The Feeding of the 5000

Recommended ****

Released December 1978 (UK only)


Anyone who wants to understand punk, or a lesson about what went wrong, needs to give this set a listen.  The cover is one of the greatest sleeves in rock-and-roll history, but one needs to go beyond that, put the record on the turntable and crank it high enough to tick off the neighbors.  While some of the band’s other material might interest a variety of listeners, on this debut they march through both sides with a single direction, the rhythm a mix of R&B and military marching, stomping everything in sight with the sound of punk rock.

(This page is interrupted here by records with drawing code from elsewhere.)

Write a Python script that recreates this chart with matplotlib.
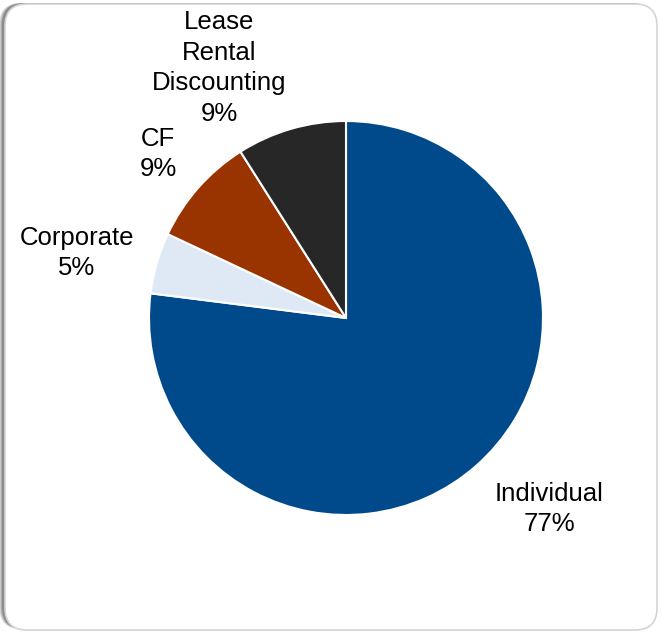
import matplotlib
matplotlib.use("Agg")
import matplotlib.pyplot as plt
from matplotlib.patches import FancyBboxPatch

plt.rcParams['font.family'] = ['Liberation Sans', 'DejaVu Sans']

# Portfolio mix
categories = ["Individual", "Corporate", "CF", "Lease\nRental\nDiscounting"]
shares = [77, 5, 9, 9]
colors = ["#004a8c", "#dfe9f6", "#993300", "#272727"]

W, H = 662, 633
fig = plt.figure(figsize=(W / 100, H / 100), dpi=100)
ax = fig.add_axes([0, 0, 1, 1])

# Card background with soft shadow
for off, a in [(5, 0.10), (4, 0.12), (3, 0.15), (2, 0.18)]:
    ax.add_patch(FancyBboxPatch((4 - off, 3 + 1), 652, 626,
                                boxstyle="round,pad=0,rounding_size=22",
                                facecolor="#000000", edgecolor="none",
                                alpha=a, zorder=0))
ax.add_patch(FancyBboxPatch((5, 3), 652, 626,
                            boxstyle="round,pad=0,rounding_size=22",
                            facecolor="white", edgecolor="#d4d4d4",
                            linewidth=1.2, zorder=1))

cx, cy, r = 346, H - 318, 197
wedges, _ = ax.pie(shares, colors=colors, startangle=90, counterclock=False,
                   center=(cx, cy), radius=r,
                   wedgeprops=dict(edgecolor="white", linewidth=1.5, zorder=2))
for w in wedges:
    w.set_zorder(2)

# Label centres (x, y from top)
label_pos = [(549, 509), (77, 253), (158, 154), (219, 68)]
for name, val, (lx, ly) in zip(categories, shares, label_pos):
    ax.text(lx, H - ly, f"{name}\n{val}%", ha="center", va="center",
            fontsize=18.5, color="black", linespacing=1.36, zorder=3)

ax.set_xlim(0, W)
ax.set_ylim(0, H)
ax.set_aspect("equal")
ax.axis("off")

fig.savefig("out.png", dpi=100)
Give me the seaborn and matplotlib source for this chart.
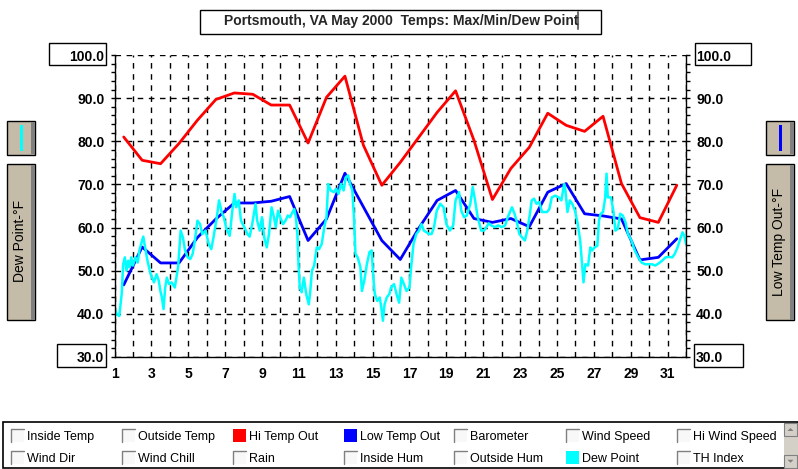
import matplotlib
matplotlib.use("Agg")
import matplotlib.pyplot as plt
from matplotlib.patches import Rectangle, Polygon
from matplotlib.lines import Line2D
from matplotlib.ticker import MultipleLocator
import seaborn as sns

# Daily readings, Portsmouth VA, May 2000
days = list(range(1, 32))
hi_temp = [81.0, 75.6, 74.8, 79.5, 84.9, 89.7, 91.2, 90.9, 88.4, 88.4, 79.6, 90.2, 95.1, 79.1, 69.8,
           75.1, 80.9, 86.7, 91.7, 80.2, 66.5, 73.7, 78.6, 86.5, 83.7, 82.3, 85.8, 70.2, 62.3, 61.2, 69.8]
low_temp = [46.7, 55.5, 51.8, 51.8, 57.7, 62.0, 65.7, 65.7, 66.1, 67.2, 57.0, 62.0, 72.6, 64.8, 57.0,
            52.6, 59.8, 66.3, 68.6, 62.1, 61.2, 62.1, 60.2, 68.2, 70.2, 63.2, 62.7, 62.0, 52.5, 53.1, 57.4]

# Dew point logged several times a day (day of month, deg F)
dew_day = [1.00, 1.12, 1.26, 1.39, 1.47, 1.56, 1.65, 1.74, 1.82, 1.91, 2.00, 2.14, 2.26, 2.35, 2.47,
           2.56, 2.66, 2.79, 2.96, 3.14, 3.28, 3.40, 3.49, 3.57, 3.66, 3.75, 3.84, 3.96, 4.10, 4.27,
           4.45, 4.59, 4.71, 4.83, 4.97, 5.11, 5.24, 5.36, 5.50, 5.64, 5.76, 5.94, 6.11, 6.25, 6.37,
           6.55, 6.67, 6.81, 6.93, 7.07, 7.25, 7.39, 7.51, 7.60, 7.74, 7.86, 8.04, 8.21, 8.33, 8.47,
           8.53, 8.65, 8.74, 8.88, 9.00, 9.12, 9.26, 9.38, 9.52, 9.65, 9.75, 9.87, 9.99, 10.14, 10.28,
           10.40, 10.52, 10.66, 10.75, 10.84, 10.92, 10.98, 11.05, 11.15, 11.27, 11.40, 11.54, 11.62,
           11.71, 11.83, 11.97, 12.10, 12.24, 12.38, 12.50, 12.59, 12.73, 12.90, 13.02, 13.15, 13.29,
           13.43, 13.55, 13.67, 13.78, 13.90, 13.99, 14.07, 14.19, 14.34, 14.42, 14.55, 14.69, 14.83,
           14.95, 15.04, 15.12, 15.25, 15.39, 15.47, 15.56, 15.65, 15.77, 15.91, 16.00, 16.16, 16.30,
           16.44, 16.56, 16.70, 16.84, 17.00, 17.09, 17.22, 17.37, 17.52, 17.65, 17.78, 17.93, 18.07,
           18.20, 18.33, 18.48, 18.67, 18.85, 19.00, 19.19, 19.37, 19.50, 19.69, 19.81, 19.96, 20.11,
           20.30, 20.43, 20.56, 20.70, 20.89, 21.04, 21.17, 21.30, 21.44, 21.63, 21.81, 22.00, 22.19,
           22.33, 22.56, 22.70, 22.83, 22.96, 23.11, 23.26, 23.39, 23.52, 23.63, 23.76, 23.89, 24.04,
           24.19, 24.37, 24.46, 24.59, 24.72, 24.91, 25.09, 25.24, 25.39, 25.46, 25.57, 25.70, 25.83,
           25.98, 26.13, 26.26, 26.35, 26.44, 26.54, 26.69, 26.81, 26.91, 27.04, 27.19, 27.28, 27.37,
           27.50, 27.61, 27.69, 27.76, 27.93, 28.06, 28.17, 28.30, 28.43, 28.57, 28.72, 28.85, 29.04,
           29.22, 29.41, 29.59, 29.78, 29.96, 30.15, 30.33, 30.52, 30.70, 30.89, 31.07, 31.26, 31.39,
           31.54, 31.69, 31.81, 31.91, 32.00]
dew_point = [41.5, 39.9, 39.5, 44.6, 51.5, 53.1, 50.0, 52.3, 50.8, 53.1, 51.2, 53.1, 51.9, 54.7, 56.6,
             57.9, 55.4, 52.3, 49.2, 47.3, 49.2, 47.7, 45.3, 43.8, 41.1, 46.1, 48.4, 46.9, 47.3, 46.1,
             50.8, 59.3, 57.7, 54.7, 53.1, 52.7, 53.9, 57.0, 61.6, 60.8, 58.5, 59.3, 56.2, 55.0, 57.7,
             62.4, 66.3, 63.6, 62.4, 59.7, 58.1, 63.9, 67.8, 64.7, 66.3, 61.6, 60.1, 58.5, 57.9, 60.8,
             62.4, 65.5, 61.6, 59.3, 62.4, 57.7, 55.4, 58.5, 64.7, 62.4, 60.1, 63.9, 62.4, 60.8, 61.6,
             62.8, 62.4, 63.6, 64.3, 62.4, 58.5, 51.5, 46.1, 45.0, 48.4, 44.6, 42.2, 45.3,
             50.0, 51.2, 55.4, 55.0, 56.2, 60.1, 62.4, 70.1, 68.6, 68.2, 69.0, 67.8, 70.1,
             68.6, 71.7, 72.1, 70.1, 68.6, 62.4, 53.9, 53.1, 50.8, 45.3, 47.7, 51.5, 54.3,
             54.7, 48.4, 44.6, 43.0, 43.8, 41.5, 38.4, 42.2, 43.8, 44.6, 46.1, 46.9, 44.6,
             42.6, 48.4, 46.9, 45.3, 46.1, 50.8, 56.2, 58.5, 59.3, 60.8, 59.3, 58.9, 58.5,
             58.5, 60.1, 63.9, 65.5, 64.7, 60.8, 59.3, 60.5, 66.3, 68.2, 63.9, 62.4, 62.8,
             65.5, 69.4, 66.3, 62.4, 59.3, 59.3, 60.1, 61.0, 60.5, 60.1, 60.5, 60.1, 60.5,
             62.4, 64.7, 63.2, 61.2, 58.5, 57.7, 57.0, 59.3, 62.8, 66.3, 66.7, 65.5, 65.9,
             63.6, 63.6, 63.6, 64.3, 67.0, 67.4, 67.0, 66.3, 70.1, 68.6, 63.6, 66.3, 65.5,
             63.9, 60.8, 57.0, 52.3, 47.3, 51.5, 51.2, 55.4, 54.7, 55.4, 55.8, 61.6, 63.2,
             63.6, 66.7, 72.5, 67.0, 67.0, 63.9, 59.3, 59.7, 63.2, 62.8, 61.2, 58.5, 57.0,
             54.7, 53.1, 51.9, 51.5, 51.5, 51.5, 51.2, 51.7, 52.3, 53.1, 53.2, 53.1, 53.9,
             55.4, 57.4, 58.9, 58.1, 56.2]

y_ticks = [30, 40, 50, 60, 70, 80, 90, 100]
legend_row1 = ["Inside Temp", "Outside Temp", "Hi Temp Out", "Low Temp Out", "Barometer", "Wind Speed", "Hi Wind Speed"]
legend_row2 = ["Wind Dir", "Wind Chill", "Rain", "Inside Hum", "Outside Hum", "Dew Point", "TH Index"]

HI_COLOR, LOW_COLOR, DEW_COLOR = "#ff0000", "#0000ff", "#00ffff"
checked = {"Hi Temp Out": HI_COLOR, "Low Temp Out": LOW_COLOR, "Dew Point": DEW_COLOR}

sns.set_style("white")
plt.rcParams["font.family"] = ["Liberation Sans", "DejaVu Sans"]
plt.rcParams["font.weight"] = "bold"
plt.rcParams["lines.scale_dashes"] = False

W, H = 798, 469
fig = plt.figure(figsize=(W / 100, H / 100), dpi=100)
fig.patch.set_facecolor("white")


# helpers working in screen pixels (top-left origin)
def px_rect(x0, y0, x1, y1, **kw):
    r = Rectangle((x0 / W, 1 - y1 / H), (x1 - x0) / W, (y1 - y0) / H, transform=fig.transFigure, **kw)
    fig.add_artist(r)
    return r


def px_line(xs, ys, **kw):
    fig.add_artist(Line2D([x / W for x in xs], [1 - y / H for y in ys], transform=fig.transFigure, **kw))


def px_text(x, y, s, **kw):
    fig.text(x / W, 1 - y / H, s, **kw)


# Main chart
ax = fig.add_axes([114.5 / W, 1 - 357 / H, 571.5 / W, 302 / H])
hi_x = [d + 0.5 for d in days]
sns.lineplot(x=hi_x, y=hi_temp, color=HI_COLOR, linewidth=2.0, ax=ax, errorbar=None)
sns.lineplot(x=hi_x, y=low_temp, color=LOW_COLOR, linewidth=2.0, ax=ax, errorbar=None)
sns.lineplot(x=dew_day, y=dew_point, color=DEW_COLOR, linewidth=1.8, ax=ax, errorbar=None, sort=False)

ax.set_xlim(1, 32)
ax.set_ylim(30, 100)
ax.set_xlabel("")
ax.set_ylabel("")
ax.set_xticks(days + [32])
ax.set_xticklabels([str(d) if d % 2 == 1 else "" for d in days] + [""])
ax.set_yticks(y_ticks)
ax.set_yticklabels([f"{v:.1f}" for v in y_ticks])
ax.yaxis.set_minor_locator(MultipleLocator(2))
ax.grid(True, which="major", color="black", linestyle=(0, (4, 4)), linewidth=1.0)
ax.tick_params(axis="x", direction="out", length=4, width=1, pad=3.5, labelsize=10, colors="black")
ax.tick_params(axis="y", which="both", direction="out", length=3, width=1, left=True, right=True,
               labelleft=True, labelright=True, pad=4.3, labelsize=10, colors="black")
for side in ["left", "right", "bottom"]:
    ax.spines[side].set_visible(True)
    ax.spines[side].set_color("black")
    ax.spines[side].set_linewidth(1.0)
ax.spines["top"].set_visible(False)

# boxed end labels
for x0, y0, x1, y1 in [(49, 43, 106, 65), (695, 43, 751, 65), (57, 344, 106, 367), (694, 344, 743, 367)]:
    px_rect(x0, y0, x1, y1, fill=False, edgecolor="black", linewidth=1.0)

# Title box
px_rect(200, 10, 601, 34, fill=False, edgecolor="black", linewidth=1.0)
px_text(401, 21, "Portsmouth, VA May 2000  Temps: Max/Min/Dew Point", ha="center", va="center", fontsize=10)
px_line([577.5, 577.5], [12, 29], color="#707070", linewidth=1.5)

# Side axis buttons
BEIGE = "#c4bca8"
for x0, bar_color, label in [(7, DEW_COLOR, "Dew Point-°F"), (766, LOW_COLOR, "Low Temp Out-°F")]:
    px_rect(x0, 121, x0 + 28, 155, facecolor=BEIGE, edgecolor="black", linewidth=1.0)
    px_rect(x0 + 24, 122, x0 + 27.5, 154.5, facecolor="#808080", edgecolor="none")
    px_rect(x0 + 12.5, 125, x0 + 15.5, 151, facecolor=bar_color, edgecolor="none")
    px_rect(x0, 164, x0 + 28, 320, facecolor=BEIGE, edgecolor="black", linewidth=1.0)
    px_rect(x0 + 24, 165, x0 + 27.5, 319.5, facecolor="#808080", edgecolor="none")
    px_text(x0 + 13, 296 if x0 > 400 else 282, label, rotation=90, ha="center", va="bottom",
            fontsize=10, fontweight="normal", color="black")

# Legend panel with check boxes
px_rect(3, 422, 797.5, 468, facecolor="white", edgecolor="black", linewidth=1.2)
col_x = [11, 122, 233, 344, 454, 566, 677]
for row_top, names in [(429, legend_row1), (451, legend_row2)]:
    for cx, name in zip(col_x, names):
        if name in checked:
            px_rect(cx, row_top, cx + 13, row_top + 13, facecolor=checked[name], edgecolor="none")
        else:
            px_rect(cx, row_top, cx + 13, row_top + 13, facecolor="#f8f8f8", edgecolor="none")
            px_line([cx, cx, cx + 13], [row_top + 13, row_top, row_top], color="#808080", linewidth=1.0)
        px_text(cx + 16, row_top + 7.5, name, ha="left", va="center", fontsize=9,
                fontweight="normal", color="black")

# scroll bar
px_rect(784, 423, 797.5, 467.5, facecolor="#d4d0c8", edgecolor="none")
for y0, y1, up in [(423, 436, True), (455, 467.5, False)]:
    px_rect(784, y0, 797, y1, facecolor="#d4d0c8", edgecolor="#808080", linewidth=0.8)
    cxm, cym = 790.5, (y0 + y1) / 2
    tri = [(cxm - 3, cym + 1.5), (cxm + 3, cym + 1.5), (cxm, cym - 1.5)] if up else \
          [(cxm - 3, cym - 1.5), (cxm + 3, cym - 1.5), (cxm, cym + 1.5)]
    fig.add_artist(Polygon([(x / W, 1 - y / H) for x, y in tri], closed=True, transform=fig.transFigure,
                           facecolor="#808080", edgecolor="none"))

fig.savefig("out.png", dpi=100)
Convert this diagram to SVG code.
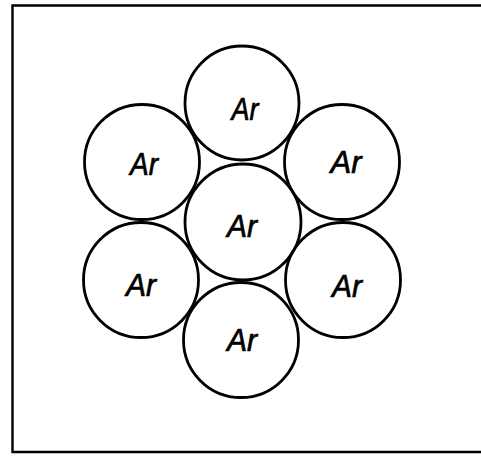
<svg xmlns="http://www.w3.org/2000/svg" width="481" height="458" viewBox="0 0 481 458">
<style>
.atom circle{fill:none;stroke:#000;stroke-width:2.8}
.atom text{font-family:"Liberation Sans",Arial,sans-serif;font-style:italic;font-size:32px;fill:#000;stroke:#000;stroke-width:0.7;text-anchor:middle}
.frame{fill:none;stroke:#000;stroke-width:2.4}
</style>
<rect width="481" height="458" fill="#fff"/>
<path class="frame" d="M490 5.5 L12.5 5.5 L12.5 452 L490 452"/>
<g id="ar-top" class="atom"><circle cx="242" cy="103" r="57"/><text x="245" y="120" textLength="27" lengthAdjust="spacingAndGlyphs">Ar</text></g>
<g id="ar-upper-left" class="atom"><circle cx="142" cy="162" r="57.5"/><text x="144" y="175" textLength="28" lengthAdjust="spacingAndGlyphs">Ar</text></g>
<g id="ar-upper-right" class="atom"><circle cx="342" cy="162" r="57.5"/><text x="346" y="173" textLength="31" lengthAdjust="spacingAndGlyphs">Ar</text></g>
<g id="ar-center" class="atom"><circle cx="243" cy="222" r="58"/><text x="242" y="237" textLength="30" lengthAdjust="spacingAndGlyphs">Ar</text></g>
<g id="ar-lower-left" class="atom"><circle cx="141" cy="280" r="57.5"/><text x="141" y="296" textLength="30" lengthAdjust="spacingAndGlyphs">Ar</text></g>
<g id="ar-lower-right" class="atom"><circle cx="343" cy="280" r="57.5"/><text x="347" y="297" textLength="30" lengthAdjust="spacingAndGlyphs">Ar</text></g>
<g id="ar-bottom" class="atom"><circle cx="241" cy="340" r="57.5"/><text x="242" y="351" textLength="30" lengthAdjust="spacingAndGlyphs">Ar</text></g>
</svg>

While most early punk was simply R&B, even more so than most of the rock stylings of the mid 70s, some punk bands were clearly offering something new, Suicide in the States for example, and this outfit in the UK.  If you can’t recognize the R&B core of those two bands, you’re not really listening, but that doesn’t mean they weren’t breaking open something that had rarely seen the light of day.  In order to understand something, you have to break it open.

A lot of punks on politics can get annoying and sound self-righteous, let the politics get in the way of not just the music but the message as well.  Meanwhile, Crass mixed everything into one thing, dropped punk into a batch of battery acid and dissolved it down to its core.

This album is about as punk as it gets.  Not that a sound has to be pure punk to sound good, but Crass deserves credit for recognizing something and something wrong, and getting down to the gritty core of it.